DISIDENTIFICATION AND HOMELESSNESS IN TABISH KHAIR’S NIGHT OF HAPPINESS

Öz Tabish Khair, who is an Indian author settled in Denmark, employs a postcolonial discourse in his works. He creates multicultural and also anti-colonial fiction by blending his native culture with the adopted western one. Tabish Khair‟s novels, in particular, resist the hegemonic voice of the Western culture and as an author, he tries to reflect the original voice of postcolonial characters by focusing on their cultural clashes and discontents which emerge when these characters live in the West as immigrants or interact with the colonial culture.

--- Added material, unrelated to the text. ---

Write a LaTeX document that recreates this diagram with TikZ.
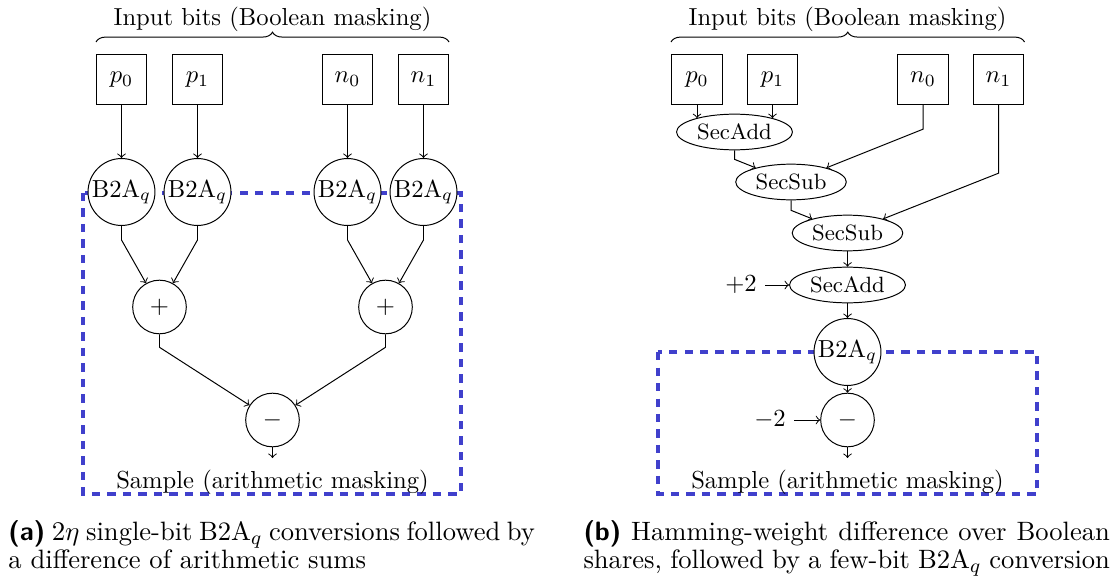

One of the most striking novels in which he portrays vivid characters with identity crisis is his latest novel; Night of Happiness. The novel, named after an important date for Muslims known as Shab-e-baraat night, was first published in 2018, and narrates the story of postcolonial characters who suffers from identity loss in the postcolonial, ambivalent atmosphere of contemporary India. In this sense, the aim of this article is to unfold the psychological and social defects of formerly colonized individuals in our contemporary era by referring to some specific quotations from the novel, and to apply Postcolonial Literary Theory to shed light on the novel‟s anti-colonial discourse, and Khair‟s humorous style of social criticism.